Well, actually the last question is passed over in silence (a quick cut to a hospital tent suffices), but all the others are answered in ways that–despite the awesome visual beauty of the locale and the ingenuity of the scripters, director and effects designers–become increasingly preposterous and curiously tedious as the picture unspools. The makers obviously want to ratchet up the tension progressively over the course of the two-hour running time, but they don’t succeed in maintaining the crescendo. A big action moment will be followed by a long monotonous patch before another set-piece occurs to rouse us again, with the result being rather like a roller-coaster ride with too few peaks and too many valleys.

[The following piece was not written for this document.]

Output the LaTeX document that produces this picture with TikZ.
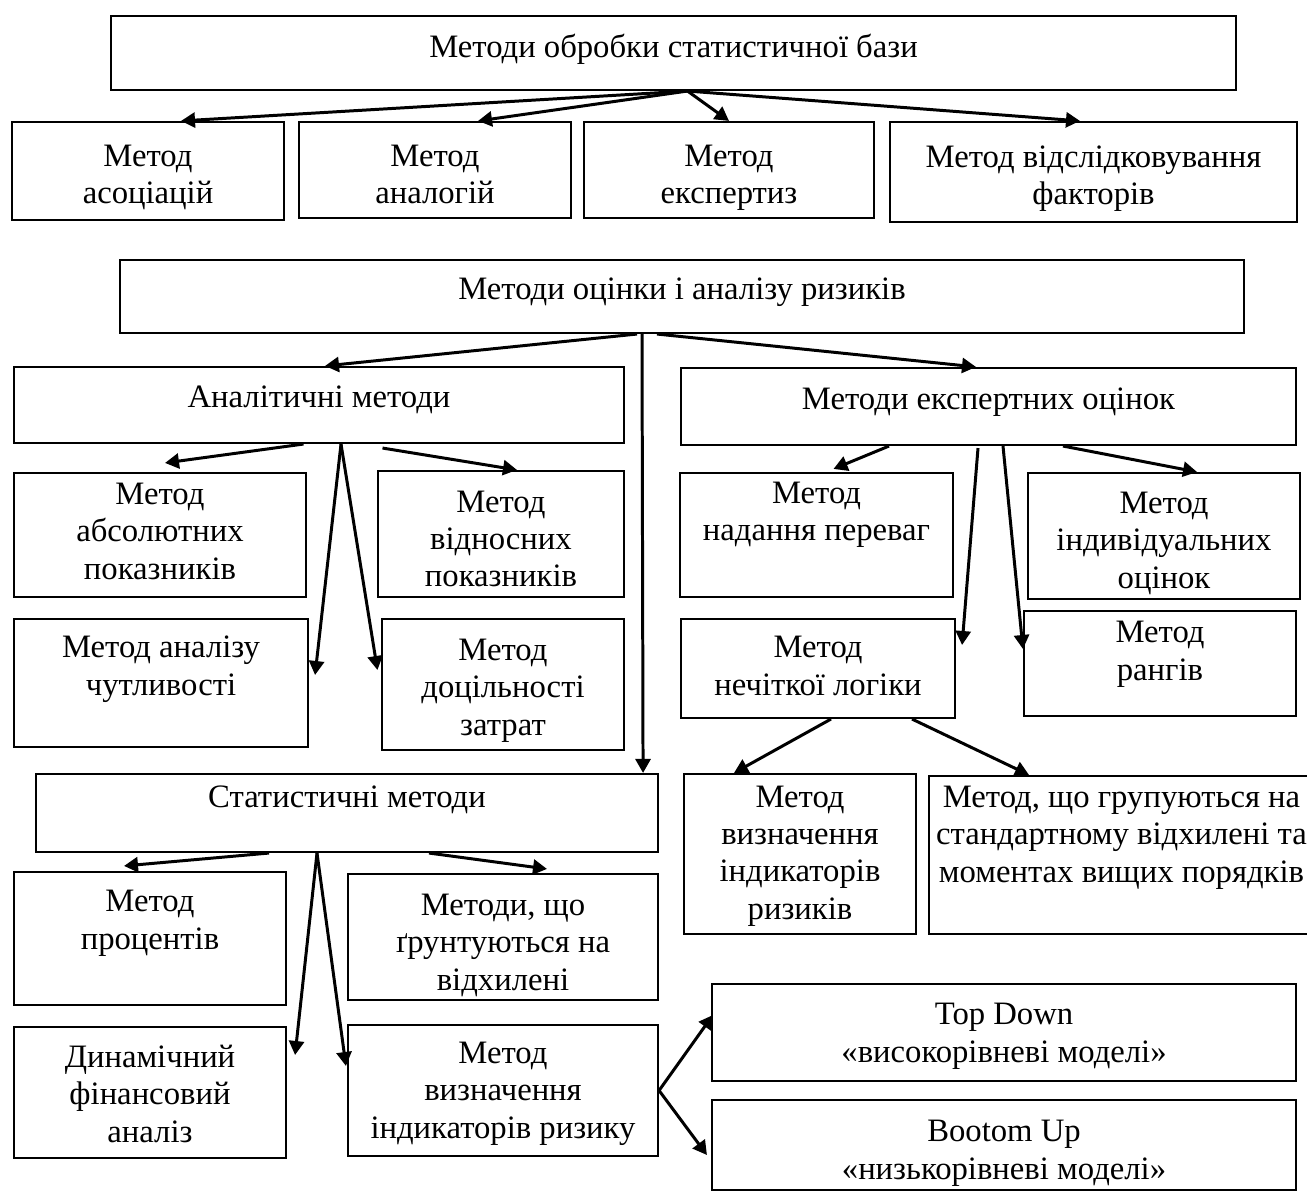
\documentclass[tikz,border=0pt]{standalone}
\usepackage{fontspec}
\setmainfont{Liberation Serif}
\usetikzlibrary{positioning,arrows.meta}

\begin{document}
\begin{tikzpicture}[x=0.1mm, y=-0.1mm,
            arrowstyle/.style={->, line width=0.85pt, >={Triangle[length=1.4mm, width=1.5mm]}}]
            % A box style, text sits at the top of the box
            \tikzstyle{boxnode} = [draw, rectangle, align=center, line width=0.6pt, inner xsep=2pt, inner ysep=0pt, font=\fontsize{9.3}{10.6}\selectfont]
            \useasboundingbox (0,0) rectangle (1307,1192);

            % Statistical base
            \node (B0) [boxnode, minimum width=112.5mm, text height=4.2mm, text depth=3.2mm] at (673.5,53) {Методи обробки статистичної бази};
            \node (R1) [boxnode, minimum width=27.2mm, text height=8.2mm, text depth=1.6mm] at (148,171) {Метод\\асоціацій};
            \node (R2) [boxnode, minimum width=27.2mm, text height=8.2mm, text depth=1.4mm] at (435,170) {Метод\\аналогій};
            \node (R3) [boxnode, minimum width=29mm, text height=8.2mm, text depth=1.4mm] at (729,170) {Метод\\експертиз};
            \node (R4) [boxnode, minimum width=40.7mm, text height=8.3mm, text depth=1.7mm] at (1093.5,172) {Метод відслідковування\\факторів};

            % Risk assessment
            \node (B1) [boxnode, minimum width=112.4mm, text height=4mm, text depth=3.3mm] at (682,296.5) {Методи оцінки і аналізу ризиків};
            \node (A) [boxnode, minimum width=61mm, text height=4.1mm, text depth=3.5mm] at (319,405) {Аналітичні методи};
            \node (E) [boxnode, minimum width=61.5mm, text height=4.2mm, text depth=3.5mm] at (988.5,406.5) {Методи експертних оцінок};

            % Analytic methods
            \node (A1) [boxnode, minimum width=29.2mm, text height=10.6mm, text depth=1.8mm] at (160,535) {Метод\\абсолютних\\показників};
            \node (A2) [boxnode, minimum width=24.6mm, text height=11.6mm, text depth=1mm] at (501,534) {Метод\\відносних\\показників};
            \node (A3) [boxnode, minimum width=29.4mm, text height=7.6mm, text depth=5.2mm] at (161,683) {Метод аналізу\\чутливості};
            \node (A4) [boxnode, minimum width=24.2mm, text height=11.6mm, text depth=1.5mm] at (503,684.5) {Метод\\доцільності\\затрат};

            % Expert methods
            \node (E1) [boxnode, minimum width=27.3mm, text height=6.8mm, text depth=5.6mm] at (816.5,535) {Метод\\надання переваг};
            \node (E2) [boxnode, minimum width=27.2mm, text height=11.5mm, text depth=1.1mm] at (1164,536) {Метод\\індивідуальних\\оцінок};
            \node (E3) [boxnode, minimum width=27.4mm, text height=7.6mm, text depth=2.3mm] at (818,668.5) {Метод\\нечіткої логіки};
            \node (E4) [boxnode, minimum width=27.2mm, text height=6.9mm, text depth=3.6mm] at (1160,663.5) {Метод\\рангів};
            \node (E5) [boxnode, minimum width=23.2mm, text height=14.5mm, text depth=1.5mm] at (800,854) {Метод\\визначення\\індикаторів\\ризиків};
            \node (E6) [boxnode, minimum width=36.7mm, text height=10.6mm, text depth=5.2mm] at (1121.5,855) {Метод, що групуються на\\стандартному відхилені та\\моментах вищих порядків};

            % Statistical methods
            \node (S) [boxnode, minimum width=62.2mm, text height=3.3mm, text depth=4.5mm] at (347,813) {Статистичні методи};
            \node (S1) [boxnode, minimum width=27.2mm, text height=7.7mm, text depth=5.6mm] at (150,938.5) {Метод\\процентів};
            \node (S2) [boxnode, minimum width=31mm, text height=11.6mm, text depth=1mm] at (503,937) {Методи, що\\ґрунтуються на\\відхилені};
            \node (S3) [boxnode, minimum width=27.2mm, text height=11.5mm, text depth=1.6mm] at (150,1092.5) {Динамічний\\фінансовий\\аналіз};
            \node (S4) [boxnode, minimum width=31mm, text height=11.3mm, text depth=1.8mm] at (503,1090.5) {Метод\\визначення\\індикаторів ризику};
            \node (T1) [boxnode, minimum width=58.4mm, text height=7.8mm, text depth=1.9mm] at (1004,1032.5) {Top Down\\«високорівневі моделі»};
            \node (T2) [boxnode, minimum width=58.4mm, text height=7.9mm, text depth=1.1mm] at (1004,1145) {Bootom Up\\«низькорівневі моделі»};

            % Arrows of the first tree
            \draw [arrowstyle] ([xshift=1.4mm]B0.south) -- ([xshift=3.3mm]R1.north);
            \draw [arrowstyle] ([xshift=1.4mm]B0.south) -- ([xshift=4.3mm]R2.north);
            \draw [arrowstyle] ([xshift=1.4mm]B0.south) -- (R3.north);
            \draw [arrowstyle] ([xshift=1.4mm]B0.south) -- ([xshift=-1.35mm]R4.north);

            % Arrows of the second tree
            \draw [arrowstyle] ([xshift=-4.5mm]B1.south) -- ([xshift=0.6mm]A.north);
            \draw [arrowstyle] ([xshift=-2.5mm]B1.south) -- ([xshift=-1.25mm]E.north);
            \draw [arrowstyle] ([xshift=-4mm]B1.south) -- ([xshift=-1.6mm]S.north east);

            \draw [arrowstyle] ([xshift=-1.55mm]A.south) -- ([xshift=0.5mm,yshift=0.9mm]A1.north);
            \draw [arrowstyle] ([xshift=6.35mm,yshift=-0.4mm]A.south) -- ([xshift=1.6mm]A2.north);
            \draw [arrowstyle] ([xshift=2.2mm]A.south) -- ([xshift=0.6mm,yshift=0.8mm]A3.east);
            \draw [arrowstyle] ([xshift=2.2mm]A.south) -- ([xshift=-0.35mm,yshift=1.45mm]A4.west);

            \draw [arrowstyle] ([xshift=-9.95mm]E.south) -- ([xshift=1.7mm,yshift=0.3mm]E1.north);
            \draw [arrowstyle] ([xshift=7.45mm]E.south) -- ([xshift=3.3mm]E2.north);
            \draw [arrowstyle] ([xshift=-1.05mm,yshift=-0.2mm]E.south) -- ([xshift=0.6mm,yshift=2.35mm]E3.east);
            \draw [arrowstyle] ([xshift=1.45mm]E.south) -- ([yshift=1.45mm]E4.west);
            \draw [arrowstyle] ([xshift=1.3mm]E3.south) -- ([xshift=-6.6mm]E5.north);
            \draw [arrowstyle] ([xshift=9.4mm]E3.south) -- ([xshift=-9.25mm]E6.north);

            \draw [arrowstyle] ([xshift=-7.8mm]S.south) -- ([xshift=-2.6mm,yshift=0.5mm]S1.north);
            \draw [arrowstyle] ([xshift=8.2mm]S.south) -- ([xshift=4.4mm,yshift=0.4mm]S2.north);
            \draw [arrowstyle] ([xshift=-3mm]S.south) -- ([xshift=0.8mm,yshift=3.75mm]S3.east);
            \draw [arrowstyle] ([xshift=-3mm]S.south) -- ([xshift=-0.1mm,yshift=2.45mm]S4.west);
            \draw [arrowstyle] (S4.east) -- ([xshift=0.2mm,yshift=1.75mm]T1.west);
            \draw [arrowstyle] (S4.east) -- ([xshift=-0.4mm,yshift=-1mm]T2.west);
        \end{tikzpicture}
\end{document}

The cast isn’t terribly strong, either. O’Donnell plays the same boyish, earnest, callow fellow he’s been doing for years, and the gee-whiz persona is becoming more than a little tiresome. Tunney is winsome but, with her petite form, not physically convincing as a champion climber, while Glenn plays Wick with such overripe, stone-faced seriousness that he’s almost laughable. (The modern touchstone for this sort of character part is Robert Shaw’s Quint in “Jaws,” and Glenn entirely misses the sense of crazy menace that the British star so cannily conveyed.) Paxton is surprisingly pallid as the villainous Vaughn, but Le Marquand and Mendelssohn balance the equation by going hysterically overboard as the Aussie siblings. The remainder of the cast is at best serviceable.
To get much pleasure out of “Vertical Limit,” you have to look past the limitations of the actors, set aside the contrivances of the plot, ignore the lameness of most of the dialogue, and simply concentrate on the splendor of the setting and the efficiency of the direction and editing in the action sequences. If you can do that, you should find the picture a proficient enough by-the-numbers nail-biter, but it certainly doesn’t scale any cinematic heights.